-- GIVEN DATA --
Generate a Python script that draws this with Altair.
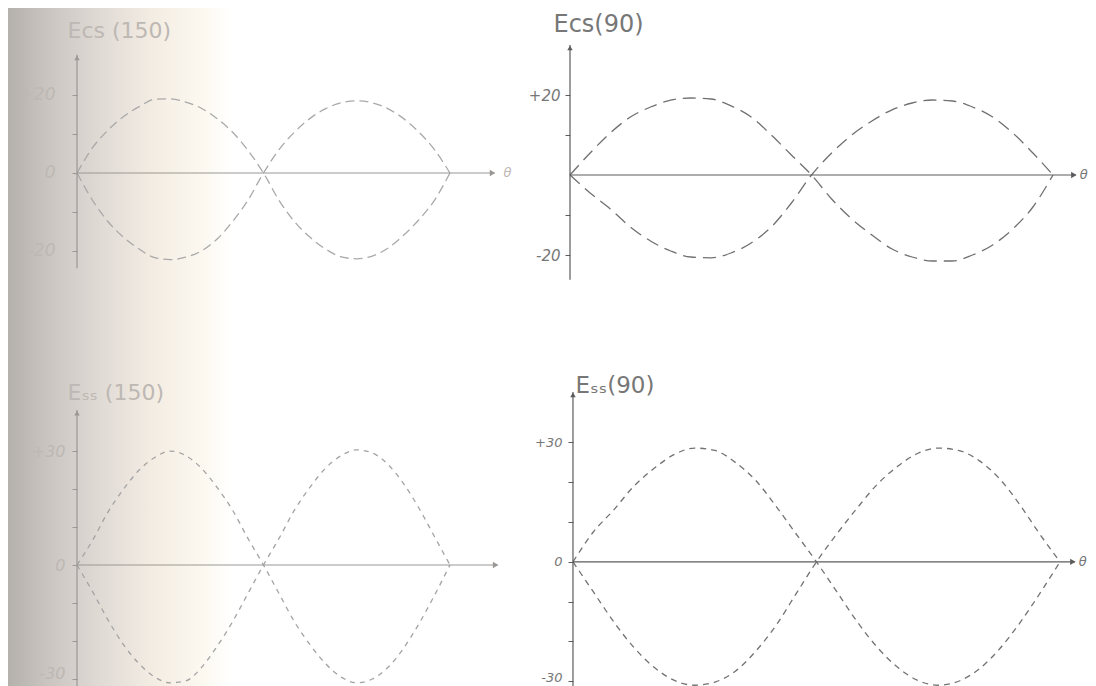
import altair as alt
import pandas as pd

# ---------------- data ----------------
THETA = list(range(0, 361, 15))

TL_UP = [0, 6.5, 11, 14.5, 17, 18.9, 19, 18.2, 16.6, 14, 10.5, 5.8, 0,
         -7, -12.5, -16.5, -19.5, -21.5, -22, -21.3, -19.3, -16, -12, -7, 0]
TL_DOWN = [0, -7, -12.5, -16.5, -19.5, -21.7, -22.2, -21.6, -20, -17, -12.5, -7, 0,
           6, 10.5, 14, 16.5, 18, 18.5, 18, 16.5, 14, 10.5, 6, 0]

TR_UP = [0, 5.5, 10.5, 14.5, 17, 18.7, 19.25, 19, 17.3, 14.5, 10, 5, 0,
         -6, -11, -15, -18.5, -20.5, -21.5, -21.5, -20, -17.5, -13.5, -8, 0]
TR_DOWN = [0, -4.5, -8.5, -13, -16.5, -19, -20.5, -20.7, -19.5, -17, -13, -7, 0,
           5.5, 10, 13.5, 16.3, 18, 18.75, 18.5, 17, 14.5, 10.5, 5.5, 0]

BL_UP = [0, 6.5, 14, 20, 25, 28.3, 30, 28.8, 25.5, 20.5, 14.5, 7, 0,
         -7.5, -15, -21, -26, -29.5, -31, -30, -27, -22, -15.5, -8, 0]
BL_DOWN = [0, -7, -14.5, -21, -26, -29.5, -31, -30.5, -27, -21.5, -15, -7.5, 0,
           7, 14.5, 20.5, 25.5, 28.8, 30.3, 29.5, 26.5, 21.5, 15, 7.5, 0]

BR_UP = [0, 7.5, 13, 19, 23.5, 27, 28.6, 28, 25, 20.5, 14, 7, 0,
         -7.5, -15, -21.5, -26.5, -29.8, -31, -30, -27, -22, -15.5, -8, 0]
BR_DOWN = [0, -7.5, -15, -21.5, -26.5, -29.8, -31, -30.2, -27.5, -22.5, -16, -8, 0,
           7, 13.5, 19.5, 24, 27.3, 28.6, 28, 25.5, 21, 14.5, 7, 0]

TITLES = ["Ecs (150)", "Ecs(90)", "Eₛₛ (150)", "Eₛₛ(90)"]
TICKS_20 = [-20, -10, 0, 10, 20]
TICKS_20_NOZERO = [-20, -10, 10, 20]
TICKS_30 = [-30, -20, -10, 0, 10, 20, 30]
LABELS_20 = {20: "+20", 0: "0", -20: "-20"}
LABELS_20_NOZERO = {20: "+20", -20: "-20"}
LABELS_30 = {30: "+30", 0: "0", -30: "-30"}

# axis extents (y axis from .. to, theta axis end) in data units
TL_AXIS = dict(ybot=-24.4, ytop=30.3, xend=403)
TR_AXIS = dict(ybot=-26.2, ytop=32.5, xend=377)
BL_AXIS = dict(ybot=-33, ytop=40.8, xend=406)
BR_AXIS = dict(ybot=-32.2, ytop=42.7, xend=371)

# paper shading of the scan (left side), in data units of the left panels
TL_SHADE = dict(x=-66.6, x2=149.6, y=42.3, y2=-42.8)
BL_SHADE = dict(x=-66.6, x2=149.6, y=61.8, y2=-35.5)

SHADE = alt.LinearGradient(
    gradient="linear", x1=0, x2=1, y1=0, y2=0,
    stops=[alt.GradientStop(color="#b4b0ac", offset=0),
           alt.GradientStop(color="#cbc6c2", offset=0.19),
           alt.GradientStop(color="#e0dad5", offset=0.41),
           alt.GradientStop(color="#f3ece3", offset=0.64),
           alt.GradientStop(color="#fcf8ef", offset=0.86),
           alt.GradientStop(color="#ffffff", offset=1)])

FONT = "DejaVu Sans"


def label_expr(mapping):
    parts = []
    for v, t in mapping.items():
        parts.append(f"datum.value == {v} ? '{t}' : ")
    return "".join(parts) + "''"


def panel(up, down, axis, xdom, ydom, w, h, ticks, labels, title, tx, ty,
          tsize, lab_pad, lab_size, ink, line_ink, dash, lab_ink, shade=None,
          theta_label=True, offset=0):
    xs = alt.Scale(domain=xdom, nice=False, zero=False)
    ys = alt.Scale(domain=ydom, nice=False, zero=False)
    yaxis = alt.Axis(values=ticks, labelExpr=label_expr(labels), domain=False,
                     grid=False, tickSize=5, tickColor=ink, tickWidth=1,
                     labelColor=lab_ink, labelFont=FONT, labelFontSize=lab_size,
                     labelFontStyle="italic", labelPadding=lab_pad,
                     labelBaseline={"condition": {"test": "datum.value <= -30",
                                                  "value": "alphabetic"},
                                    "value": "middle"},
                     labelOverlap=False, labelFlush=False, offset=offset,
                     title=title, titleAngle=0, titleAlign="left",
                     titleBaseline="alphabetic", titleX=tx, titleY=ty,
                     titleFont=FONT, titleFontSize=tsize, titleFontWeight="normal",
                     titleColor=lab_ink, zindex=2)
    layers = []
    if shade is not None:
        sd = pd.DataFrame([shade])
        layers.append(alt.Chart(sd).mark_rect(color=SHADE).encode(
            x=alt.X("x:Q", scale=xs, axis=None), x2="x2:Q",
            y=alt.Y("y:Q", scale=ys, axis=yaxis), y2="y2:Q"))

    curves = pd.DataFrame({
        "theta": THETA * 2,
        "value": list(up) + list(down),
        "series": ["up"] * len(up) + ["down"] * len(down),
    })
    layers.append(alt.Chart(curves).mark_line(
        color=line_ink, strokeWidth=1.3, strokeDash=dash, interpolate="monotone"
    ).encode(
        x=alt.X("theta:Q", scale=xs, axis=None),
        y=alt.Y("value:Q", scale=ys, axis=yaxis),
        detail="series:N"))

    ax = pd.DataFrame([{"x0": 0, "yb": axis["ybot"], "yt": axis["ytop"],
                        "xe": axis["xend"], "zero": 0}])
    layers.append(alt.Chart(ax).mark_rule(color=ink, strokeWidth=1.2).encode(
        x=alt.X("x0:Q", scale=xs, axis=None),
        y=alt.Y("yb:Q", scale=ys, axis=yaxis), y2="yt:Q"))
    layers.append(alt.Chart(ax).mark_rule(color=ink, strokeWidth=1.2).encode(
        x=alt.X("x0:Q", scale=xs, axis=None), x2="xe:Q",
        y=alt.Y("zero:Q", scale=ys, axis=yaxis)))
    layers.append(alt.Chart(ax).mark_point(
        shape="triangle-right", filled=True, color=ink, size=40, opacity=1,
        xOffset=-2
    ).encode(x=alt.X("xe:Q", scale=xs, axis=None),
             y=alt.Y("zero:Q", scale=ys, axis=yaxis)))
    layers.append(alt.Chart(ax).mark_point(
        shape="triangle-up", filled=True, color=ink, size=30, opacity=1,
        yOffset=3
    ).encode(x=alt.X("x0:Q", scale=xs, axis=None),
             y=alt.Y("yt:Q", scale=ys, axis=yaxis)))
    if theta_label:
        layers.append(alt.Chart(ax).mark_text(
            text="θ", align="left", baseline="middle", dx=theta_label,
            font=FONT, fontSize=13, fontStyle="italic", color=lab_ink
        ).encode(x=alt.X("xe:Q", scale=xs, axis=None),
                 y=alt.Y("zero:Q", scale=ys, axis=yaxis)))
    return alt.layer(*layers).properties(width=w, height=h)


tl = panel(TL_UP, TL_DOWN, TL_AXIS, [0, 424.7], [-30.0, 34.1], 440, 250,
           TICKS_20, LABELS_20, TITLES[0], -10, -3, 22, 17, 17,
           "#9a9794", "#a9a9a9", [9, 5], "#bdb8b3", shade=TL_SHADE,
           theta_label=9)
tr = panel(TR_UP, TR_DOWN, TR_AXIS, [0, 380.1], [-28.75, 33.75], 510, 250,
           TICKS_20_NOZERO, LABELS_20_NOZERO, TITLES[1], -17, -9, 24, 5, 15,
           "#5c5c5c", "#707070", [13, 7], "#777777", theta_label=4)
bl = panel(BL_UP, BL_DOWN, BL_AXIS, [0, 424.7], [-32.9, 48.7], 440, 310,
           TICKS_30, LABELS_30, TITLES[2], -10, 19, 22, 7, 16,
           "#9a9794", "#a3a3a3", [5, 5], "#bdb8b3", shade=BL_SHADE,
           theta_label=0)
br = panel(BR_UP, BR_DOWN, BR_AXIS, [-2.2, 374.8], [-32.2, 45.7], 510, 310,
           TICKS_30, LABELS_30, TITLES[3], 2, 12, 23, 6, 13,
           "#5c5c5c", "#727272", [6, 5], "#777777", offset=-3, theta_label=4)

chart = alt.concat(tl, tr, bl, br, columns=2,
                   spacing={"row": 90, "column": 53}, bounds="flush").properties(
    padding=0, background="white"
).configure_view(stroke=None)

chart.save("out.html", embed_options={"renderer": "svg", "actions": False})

-- TASK DETAILS --
Restate each line from the start of the listing through the line bearing "15, 7.5, 0]" word for word. Drop the pictures.

-- ANSWER TO THIS PROBLEM --
Generate a Python script that draws this with Altair.
import altair as alt
import pandas as pd

# ---------------- data ----------------
THETA = list(range(0, 361, 15))

TL_UP = [0, 6.5, 11, 14.5, 17, 18.9, 19, 18.2, 16.6, 14, 10.5, 5.8, 0,
         -7, -12.5, -16.5, -19.5, -21.5, -22, -21.3, -19.3, -16, -12, -7, 0]
TL_DOWN = [0, -7, -12.5, -16.5, -19.5, -21.7, -22.2, -21.6, -20, -17, -12.5, -7, 0,
           6, 10.5, 14, 16.5, 18, 18.5, 18, 16.5, 14, 10.5, 6, 0]

TR_UP = [0, 5.5, 10.5, 14.5, 17, 18.7, 19.25, 19, 17.3, 14.5, 10, 5, 0,
         -6, -11, -15, -18.5, -20.5, -21.5, -21.5, -20, -17.5, -13.5, -8, 0]
TR_DOWN = [0, -4.5, -8.5, -13, -16.5, -19, -20.5, -20.7, -19.5, -17, -13, -7, 0,
           5.5, 10, 13.5, 16.3, 18, 18.75, 18.5, 17, 14.5, 10.5, 5.5, 0]

BL_UP = [0, 6.5, 14, 20, 25, 28.3, 30, 28.8, 25.5, 20.5, 14.5, 7, 0,
         -7.5, -15, -21, -26, -29.5, -31, -30, -27, -22, -15.5, -8, 0]
BL_DOWN = [0, -7, -14.5, -21, -26, -29.5, -31, -30.5, -27, -21.5, -15, -7.5, 0,
           7, 14.5, 20.5, 25.5, 28.8, 30.3, 29.5, 26.5, 21.5, 15, 7.5, 0]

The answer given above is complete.